LOL well good thing she isn't that big too make that much of a difference.


----------



## Arsenal200SX (Apr 30, 2002)

i hear rubbing but its from my rear struts the undercoating from the car is gone so i hear it moving an shitgotta get some gaskets or something


----------



## Rama (Mar 8, 2003)

Hmm interesting I think it's brakes because they do squeak when I come to a stop at time and it seems to be squeaking on that side. I think they are rubbing during driving that's the only rotating part in that area aside from the rim itself.
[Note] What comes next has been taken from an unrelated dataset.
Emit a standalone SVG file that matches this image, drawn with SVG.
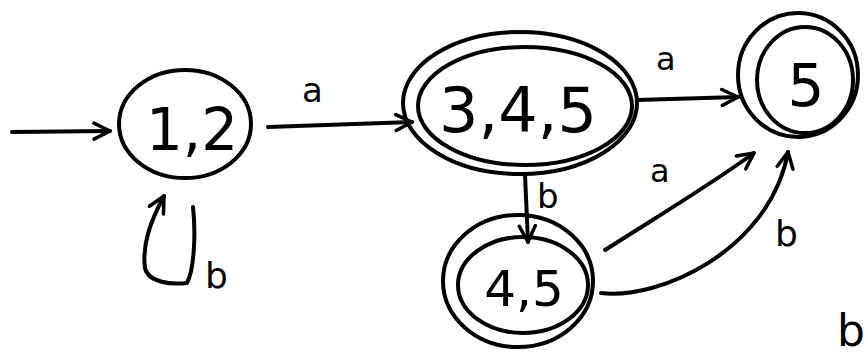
<svg xmlns="http://www.w3.org/2000/svg" width="866" height="360" viewBox="0 0 866 360">
<defs>
<marker id="arr" viewBox="0 0 20 20" refX="18" refY="10" markerWidth="20" markerHeight="20" markerUnits="userSpaceOnUse" orient="auto">
<path d="M2,2 L18,10 L2,18" fill="none" stroke="#000" stroke-width="3.5" stroke-linecap="round" stroke-linejoin="round"/>
</marker>
<style>
.st{fill:none;stroke:#000;stroke-width:4;stroke-linecap:round}
.lbl{font-family:"DejaVu Sans","Liberation Sans",sans-serif;fill:#000}
.big{font-family:"DejaVu Sans","Liberation Sans",sans-serif;fill:#000;text-anchor:middle}
</style>
</defs>
<rect width="866" height="360" fill="#fff"/>
<g id="connectors">
<path class="st" d="M12,132 L110,131" marker-end="url(#arr)"/>
<path class="st" d="M193,207 C196,235 194,270 187,283 C170,285 148,282 145,268 C142,245 150,222 164,196" marker-end="url(#arr)"/>
<path class="st" d="M268,127 L412,122" marker-end="url(#arr)"/>
<path class="st" d="M637,100 L738,97" marker-end="url(#arr)"/>
<path class="st" d="M525,175 L528,242" marker-end="url(#arr)"/>
<path class="st" d="M605,250 C660,215 710,185 754,153" marker-end="url(#arr)"/>
<path class="st" d="M601,293 C660,300 770,250 788,152" marker-end="url(#arr)"/>
</g>
<g id="labels">
<text class="lbl" x="302" y="102" font-size="34">a</text>
<text class="lbl" x="205" y="288" font-size="36">b</text>
<text class="lbl" x="656" y="70" font-size="32">a</text>
<text class="lbl" x="537" y="208" font-size="34">b</text>
<text class="lbl" x="650" y="182" font-size="32">a</text>
<text class="lbl" x="775" y="246" font-size="36">b</text>
<text class="lbl" x="837" y="346" font-size="44">b</text>
</g>
<g id="n12">
<ellipse class="st" cx="185" cy="124" rx="66" ry="54"/>
<text class="big" x="192" y="150" font-size="58">1,2</text>
</g>
<g id="n345">
<ellipse class="st" cx="520" cy="103" rx="117" ry="71"/>
<ellipse class="st" cx="525" cy="106" rx="107" ry="59"/>
<text class="big" x="518" y="132" font-size="62">3,4,5</text>
</g>
<g id="n5">
<ellipse class="st" cx="798" cy="75" rx="60" ry="62"/>
<ellipse class="st" cx="805" cy="80" rx="48" ry="53"/>
<text class="big" x="806" y="106" font-size="58">5</text>
</g>
<g id="n45">
<ellipse class="st" cx="518" cy="281" rx="75" ry="66"/>
<ellipse class="st" cx="523" cy="285" rx="65" ry="48"/>
<text class="big" x="524" y="306" font-size="50">4,5</text>
</g>
</svg>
I wish I had money to do rear disc conversion if something goes bad I usually like to upgrade stuff then.


----------



## Arsenal200SX (Apr 30, 2002)

do you hear the noise all the time when you brake?i hear mine till they warm up then no brake noise


----------



## Rama (Mar 8, 2003)

the squeak/squeal is during braking but I just hear something continously rubbing something else during driving.


----------



## Guest (Jun 30, 2003)

hello,here is a tip that my help,raise rear axle with h-jack(both wheels off ground)spin tire....listen for location or type of noise,good luck


----------



## Arsenal200SX (Apr 30, 2002)

could be wheel bearings....ide do what they said and jack up the rear and give it a few turns


----------



## Rama (Mar 8, 2003)

actually sounds good like idean I'll probably be doing that tomorrow.


----------